Ireland’s unique exposure: “Any new deal must recognise the unique economic and political challenges that Brexit presents to Ireland, and put in place a range of specific measures to address these. This will need to include provisions on travel and labour market rights, while also addressing Ireland’s unique trade exposure and the challenges presented by a potential customs border on the island of Ireland."


Future EU-UK relations and Single Market: “Any future EU-UK deal must reflect existing close economic ties and facilitate the closest possible cooperation into the future. It should not seek to punish the UK. However, a deal must not undermine the coherence and integrity of the Single Market. Clear, legally binding and enforceable provisions will be needed to ensure fair competition and resolve disputes; and regulatory divergence must be kept to an absolute minimum."


Alleviation measures: “A temporary EU state aid framework will be needed to help European companies trade through any adjustment period. In the case of a fraught exit, funds amounting to up to €1 billion over three years may be needed from domestic and EU sources to help Irish companies innovate, diversify into new markets, train staff and invest for the future."

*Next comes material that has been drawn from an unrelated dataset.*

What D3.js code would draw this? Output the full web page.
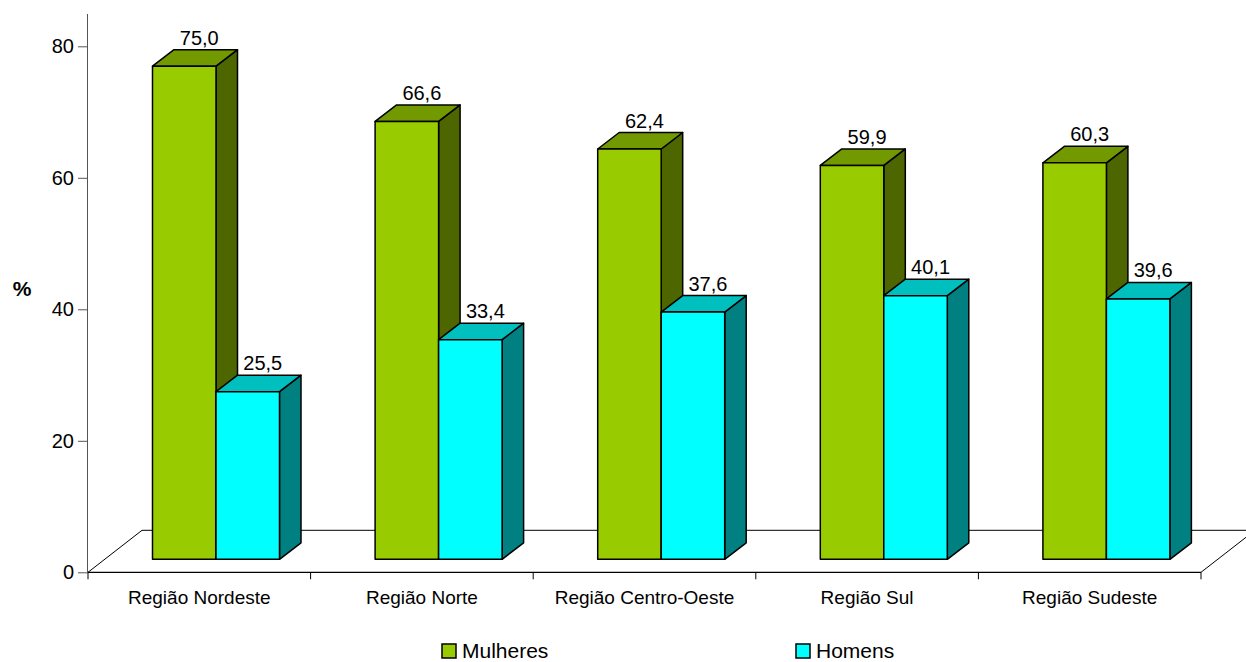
<!DOCTYPE html>
<html>
<head>
<meta charset="utf-8">
<script src="https://cdn.jsdelivr.net/npm/d3@7"></script>
<style>
  html, body { margin: 0; padding: 0; background: #fff; }
  svg { display: block; font-family: "Liberation Sans", Arial, sans-serif; }
</style>
</head>
<body>
<svg id="chart" width="1246" height="662"></svg>
<script>
// Regions and the share (%) for each group
const categories = ["Região Nordeste", "Região Norte", "Região Centro-Oeste", "Região Sul", "Região Sudeste"];
const seriesNames = ["Mulheres", "Homens"];
const mulheres = [75.0, 66.6, 62.4, 59.9, 60.3];
const homens = [25.5, 33.4, 37.6, 40.1, 39.6];
const yTicks = [0, 20, 40, 60, 80];

const seriesValues = [mulheres, homens];
const palette = {
  Mulheres: { front: "#99cc00", top: "#739900", side: "#4d6600" },
  Homens:   { front: "#00ffff", top: "#00bfbf", side: "#008080" }
};

const svg = d3.select("#chart");

// Plot frame (front plane of the floor)
const left = 88, right = 1201, bottom = 572.3, topY = 46.3;
// Oblique projection: full floor depth and bar placement within it
const floorDepth = { dx: 54, dy: -42 };
const barFront = { dx: 16.7, dy: -13 };
const barDepth = { dx: 21.5, dy: -16.5 };

const y = d3.scaleLinear().domain([0, 80]).range([bottom, topY]);
const x0 = d3.scaleBand().domain(categories).range([left, right]).padding(0.4295).paddingOuter(0.4295 / 2);
const x1 = d3.scaleBand().domain(seriesNames).range([0, x0.bandwidth()]).padding(0);

// Floor
svg.append("path")
  .attr("d", `M${left},${bottom} L${left + floorDepth.dx},${bottom + floorDepth.dy} L${right + floorDepth.dx},${bottom + floorDepth.dy} L${right},${bottom}`)
  .attr("fill", "none").attr("stroke", "#000").attr("stroke-width", 1);

// Value axis
const yAxis = svg.append("g").attr("transform", `translate(${left},0)`)
  .call(d3.axisLeft(y).tickValues(yTicks).tickSize(10).tickPadding(4).tickFormat(d3.format("d")));
yAxis.select(".domain").attr("d", `M-0.5,14 V${bottom}`).attr("stroke", "#555");
yAxis.selectAll(".tick line").attr("stroke", "#555");
yAxis.selectAll(".tick text").attr("font-size", 20).attr("fill", "#000").attr("font-family", "Liberation Sans, Arial, sans-serif");

// Category axis (front edge of the floor)
svg.append("line").attr("x1", left).attr("x2", right).attr("y1", bottom).attr("y2", bottom)
  .attr("stroke", "#000").attr("stroke-width", 1.2);
const bounds = categories.map(c => x0(c) - x0.step() * x0.paddingOuter()).concat([right]);
svg.selectAll(".cat-tick").data(bounds).join("line")
  .attr("x1", d => d).attr("x2", d => d).attr("y1", bottom).attr("y2", bottom + 7)
  .attr("stroke", "#000").attr("stroke-width", 1);
svg.selectAll(".cat-label").data(categories).join("text")
  .attr("x", d => x0(d) + x0.bandwidth() / 2).attr("y", 604)
  .attr("text-anchor", "middle").attr("font-size", 19).attr("fill", "#000")
  .text(d => d);

// "%" title
svg.append("text").attr("x", 22).attr("y", 296).attr("text-anchor", "middle")
  .attr("font-size", 21).attr("font-weight", "bold").text("%");

// 3D bars
const y0 = y(0);
categories.forEach((cat, i) => {
  seriesNames.forEach((s, j) => {
    const v = seriesValues[j][i];
    const c = palette[s];
    const xa = x0(cat) + x1(s) + barFront.dx;
    const xb = xa + x1.bandwidth();
    const yb = y0 + barFront.dy;
    const yt = y(v) + barFront.dy;
    const dx = barDepth.dx, dy = barDepth.dy;
    const g = svg.append("g").attr("stroke", "#000").attr("stroke-width", 1.5).attr("stroke-linejoin", "round");
    // side face
    g.append("path").attr("fill", c.side)
      .attr("d", `M${xb},${yb} L${xb + dx},${yb + dy} L${xb + dx},${yt + dy} L${xb},${yt} Z`);
    // top face
    g.append("path").attr("fill", c.top)
      .attr("d", `M${xa},${yt} L${xa + dx},${yt + dy} L${xb + dx},${yt + dy} L${xb},${yt} Z`);
    // front face
    g.append("rect").attr("fill", c.front)
      .attr("x", xa).attr("y", yt).attr("width", xb - xa).attr("height", yb - yt);
    // value label
    svg.append("text")
      .attr("x", (xa + xb) / 2 + 15).attr("y", yt + dy - 5)
      .attr("text-anchor", "middle").attr("font-size", 20).attr("fill", "#000")
      .text(d3.format(".1f")(v).replace(".", ","));
  });
});

// Legend
const legendX = [442, 796];
seriesNames.forEach((s, j) => {
  svg.append("rect").attr("x", legendX[j]).attr("y", 644).attr("width", 14).attr("height", 14)
    .attr("fill", palette[s].front).attr("stroke", "#000").attr("stroke-width", 1.5);
  svg.append("text").attr("x", legendX[j] + 20).attr("y", 657.5)
    .attr("font-size", 21).attr("fill", "#000").text(s);
});
</script>
</body>
</html>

“Membership of the EU and the Single Market has been and will remain a central and vital part of Ireland’s economic success story. Ireland has been the fastest growing economy in Europe over the last three years and the underlying strength of the economy, means it is well positioned to face the challenges Brexit presents. The task now is to minimise the risks. We need to forge a new, positive relationship with the UK, and business will support these efforts," said Mr McCoy.